## START
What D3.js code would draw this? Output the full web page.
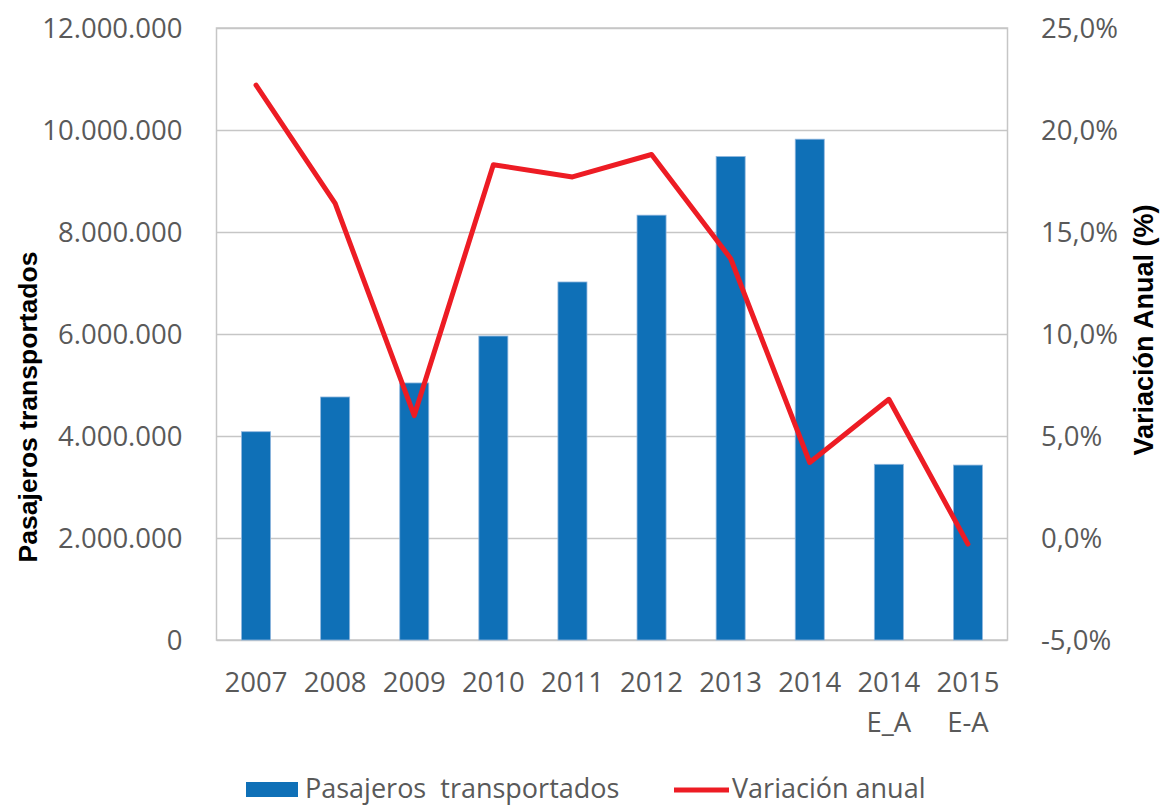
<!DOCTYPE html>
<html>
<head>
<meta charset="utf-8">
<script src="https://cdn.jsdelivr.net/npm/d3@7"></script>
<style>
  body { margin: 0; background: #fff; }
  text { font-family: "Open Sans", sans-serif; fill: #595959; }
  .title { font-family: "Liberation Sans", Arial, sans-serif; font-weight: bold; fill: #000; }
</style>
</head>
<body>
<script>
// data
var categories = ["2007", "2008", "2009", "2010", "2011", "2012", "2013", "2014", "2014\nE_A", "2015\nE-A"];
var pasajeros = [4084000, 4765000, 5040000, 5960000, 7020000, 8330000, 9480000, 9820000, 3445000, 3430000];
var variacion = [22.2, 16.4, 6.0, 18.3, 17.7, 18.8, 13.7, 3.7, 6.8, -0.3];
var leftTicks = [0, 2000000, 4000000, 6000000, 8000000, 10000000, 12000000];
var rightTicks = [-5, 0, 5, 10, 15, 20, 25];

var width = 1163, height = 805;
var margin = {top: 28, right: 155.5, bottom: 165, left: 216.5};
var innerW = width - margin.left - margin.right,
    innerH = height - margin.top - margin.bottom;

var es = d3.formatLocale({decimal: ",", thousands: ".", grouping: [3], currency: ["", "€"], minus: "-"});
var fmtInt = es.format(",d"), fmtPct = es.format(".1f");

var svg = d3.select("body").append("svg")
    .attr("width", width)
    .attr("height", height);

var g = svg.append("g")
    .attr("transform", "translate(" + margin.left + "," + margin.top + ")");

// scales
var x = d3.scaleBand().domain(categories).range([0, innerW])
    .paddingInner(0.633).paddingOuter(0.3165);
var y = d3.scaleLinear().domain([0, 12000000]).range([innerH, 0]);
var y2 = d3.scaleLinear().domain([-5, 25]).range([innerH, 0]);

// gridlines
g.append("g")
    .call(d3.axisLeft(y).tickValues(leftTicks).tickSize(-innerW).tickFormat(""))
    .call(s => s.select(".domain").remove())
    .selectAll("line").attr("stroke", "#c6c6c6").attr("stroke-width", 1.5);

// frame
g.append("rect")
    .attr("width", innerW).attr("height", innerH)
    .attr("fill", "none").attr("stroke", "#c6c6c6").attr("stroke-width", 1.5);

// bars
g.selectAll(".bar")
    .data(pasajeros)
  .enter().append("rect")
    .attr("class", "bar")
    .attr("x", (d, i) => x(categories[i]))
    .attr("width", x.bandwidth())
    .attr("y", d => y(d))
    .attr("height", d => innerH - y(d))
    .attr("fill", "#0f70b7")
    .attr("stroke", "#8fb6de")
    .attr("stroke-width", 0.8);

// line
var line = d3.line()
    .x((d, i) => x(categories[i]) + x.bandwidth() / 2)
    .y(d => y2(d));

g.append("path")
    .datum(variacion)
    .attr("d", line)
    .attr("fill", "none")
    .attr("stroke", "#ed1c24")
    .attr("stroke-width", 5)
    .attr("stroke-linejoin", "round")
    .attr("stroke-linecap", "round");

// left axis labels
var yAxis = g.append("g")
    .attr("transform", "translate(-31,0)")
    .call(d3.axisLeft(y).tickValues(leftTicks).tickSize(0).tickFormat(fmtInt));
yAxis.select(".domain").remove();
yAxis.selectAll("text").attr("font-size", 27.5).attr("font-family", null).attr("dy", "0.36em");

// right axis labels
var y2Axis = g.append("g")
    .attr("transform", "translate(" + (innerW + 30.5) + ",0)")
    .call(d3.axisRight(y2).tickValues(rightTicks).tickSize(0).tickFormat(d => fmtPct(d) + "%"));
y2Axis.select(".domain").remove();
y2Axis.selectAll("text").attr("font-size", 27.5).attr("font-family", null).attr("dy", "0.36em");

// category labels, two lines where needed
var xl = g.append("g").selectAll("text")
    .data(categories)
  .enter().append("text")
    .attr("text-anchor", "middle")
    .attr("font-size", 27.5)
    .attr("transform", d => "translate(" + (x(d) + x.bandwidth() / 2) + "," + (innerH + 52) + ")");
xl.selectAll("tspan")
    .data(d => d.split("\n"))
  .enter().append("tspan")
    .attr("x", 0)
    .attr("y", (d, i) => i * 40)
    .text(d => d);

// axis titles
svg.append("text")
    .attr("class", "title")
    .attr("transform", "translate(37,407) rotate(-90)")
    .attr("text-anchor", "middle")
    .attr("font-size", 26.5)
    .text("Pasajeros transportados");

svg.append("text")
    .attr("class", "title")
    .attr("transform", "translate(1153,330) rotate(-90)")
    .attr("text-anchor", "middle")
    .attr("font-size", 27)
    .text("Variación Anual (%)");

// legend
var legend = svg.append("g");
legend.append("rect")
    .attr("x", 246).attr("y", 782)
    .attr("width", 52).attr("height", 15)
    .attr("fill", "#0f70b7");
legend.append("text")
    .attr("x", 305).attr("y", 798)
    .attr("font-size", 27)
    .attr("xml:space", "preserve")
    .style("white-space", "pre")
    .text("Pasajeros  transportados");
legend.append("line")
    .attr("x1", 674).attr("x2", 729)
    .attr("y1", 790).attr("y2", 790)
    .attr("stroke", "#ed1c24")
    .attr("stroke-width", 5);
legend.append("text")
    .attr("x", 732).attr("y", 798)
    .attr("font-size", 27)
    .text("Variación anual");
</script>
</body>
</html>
## END
## Exercise directions
Return the full material word for word. Do not include the pictures.

## In response
What D3.js code would draw this? Output the full web page.
<!DOCTYPE html>
<html>
<head>
<meta charset="utf-8">
<script src="https://cdn.jsdelivr.net/npm/d3@7"></script>
<style>
  body { margin: 0; background: #fff; }
  text { font-family: "Open Sans", sans-serif; fill: #595959; }
  .title { font-family: "Liberation Sans", Arial, sans-serif; font-weight: bold; fill: #000; }
</style>
</head>
<body>
<script>
// data
var categories = ["2007", "2008", "2009", "2010", "2011", "2012", "2013", "2014", "2014\nE_A", "2015\nE-A"];
var pasajeros = [4084000, 4765000, 5040000, 5960000, 7020000, 8330000, 9480000, 9820000, 3445000, 3430000];
var variacion = [22.2, 16.4, 6.0, 18.3, 17.7, 18.8, 13.7, 3.7, 6.8, -0.3];
var leftTicks = [0, 2000000, 4000000, 6000000, 8000000, 10000000, 12000000];
var rightTicks = [-5, 0, 5, 10, 15, 20, 25];

var width = 1163, height = 805;
var margin = {top: 28, right: 155.5, bottom: 165, left: 216.5};
var innerW = width - margin.left - margin.right,
    innerH = height - margin.top - margin.bottom;

var es = d3.formatLocale({decimal: ",", thousands: ".", grouping: [3], currency: ["", "€"], minus: "-"});
var fmtInt = es.format(",d"), fmtPct = es.format(".1f");

var svg = d3.select("body").append("svg")
    .attr("width", width)
    .attr("height", height);

var g = svg.append("g")
    .attr("transform", "translate(" + margin.left + "," + margin.top + ")");

// scales
var x = d3.scaleBand().domain(categories).range([0, innerW])
    .paddingInner(0.633).paddingOuter(0.3165);
var y = d3.scaleLinear().domain([0, 12000000]).range([innerH, 0]);
var y2 = d3.scaleLinear().domain([-5, 25]).range([innerH, 0]);

// gridlines
g.append("g")
    .call(d3.axisLeft(y).tickValues(leftTicks).tickSize(-innerW).tickFormat(""))
    .call(s => s.select(".domain").remove())
    .selectAll("line").attr("stroke", "#c6c6c6").attr("stroke-width", 1.5);

// frame
g.append("rect")
    .attr("width", innerW).attr("height", innerH)
    .attr("fill", "none").attr("stroke", "#c6c6c6").attr("stroke-width", 1.5);

// bars
g.selectAll(".bar")
    .data(pasajeros)
  .enter().append("rect")
    .attr("class", "bar")
    .attr("x", (d, i) => x(categories[i]))
    .attr("width", x.bandwidth())
    .attr("y", d => y(d))
    .attr("height", d => innerH - y(d))
    .attr("fill", "#0f70b7")
    .attr("stroke", "#8fb6de")
    .attr("stroke-width", 0.8);

// line
var line = d3.line()
    .x((d, i) => x(categories[i]) + x.bandwidth() / 2)
    .y(d => y2(d));

g.append("path")
    .datum(variacion)
    .attr("d", line)
    .attr("fill", "none")
    .attr("stroke", "#ed1c24")
    .attr("stroke-width", 5)
    .attr("stroke-linejoin", "round")
    .attr("stroke-linecap", "round");

// left axis labels
var yAxis = g.append("g")
    .attr("transform", "translate(-31,0)")
    .call(d3.axisLeft(y).tickValues(leftTicks).tickSize(0).tickFormat(fmtInt));
yAxis.select(".domain").remove();
yAxis.selectAll("text").attr("font-size", 27.5).attr("font-family", null).attr("dy", "0.36em");

// right axis labels
var y2Axis = g.append("g")
    .attr("transform", "translate(" + (innerW + 30.5) + ",0)")
    .call(d3.axisRight(y2).tickValues(rightTicks).tickSize(0).tickFormat(d => fmtPct(d) + "%"));
y2Axis.select(".domain").remove();
y2Axis.selectAll("text").attr("font-size", 27.5).attr("font-family", null).attr("dy", "0.36em");

// category labels, two lines where needed
var xl = g.append("g").selectAll("text")
    .data(categories)
  .enter().append("text")
    .attr("text-anchor", "middle")
    .attr("font-size", 27.5)
    .attr("transform", d => "translate(" + (x(d) + x.bandwidth() / 2) + "," + (innerH + 52) + ")");
xl.selectAll("tspan")
    .data(d => d.split("\n"))
  .enter().append("tspan")
    .attr("x", 0)
    .attr("y", (d, i) => i * 40)
    .text(d => d);

// axis titles
svg.append("text")
    .attr("class", "title")
    .attr("transform", "translate(37,407) rotate(-90)")
    .attr("text-anchor", "middle")
    .attr("font-size", 26.5)
    .text("Pasajeros transportados");

svg.append("text")
    .attr("class", "title")
    .attr("transform", "translate(1153,330) rotate(-90)")
    .attr("text-anchor", "middle")
    .attr("font-size", 27)
    .text("Variación Anual (%)");

// legend
var legend = svg.append("g");
legend.append("rect")
    .attr("x", 246).attr("y", 782)
    .attr("width", 52).attr("height", 15)
    .attr("fill", "#0f70b7");
legend.append("text")
    .attr("x", 305).attr("y", 798)
    .attr("font-size", 27)
    .attr("xml:space", "preserve")
    .style("white-space", "pre")
    .text("Pasajeros  transportados");
legend.append("line")
    .attr("x1", 674).attr("x2", 729)
    .attr("y1", 790).attr("y2", 790)
    .attr("stroke", "#ed1c24")
    .attr("stroke-width", 5);
legend.append("text")
    .attr("x", 732).attr("y", 798)
    .attr("font-size", 27)
    .text("Variación anual");
</script>
</body>
</html>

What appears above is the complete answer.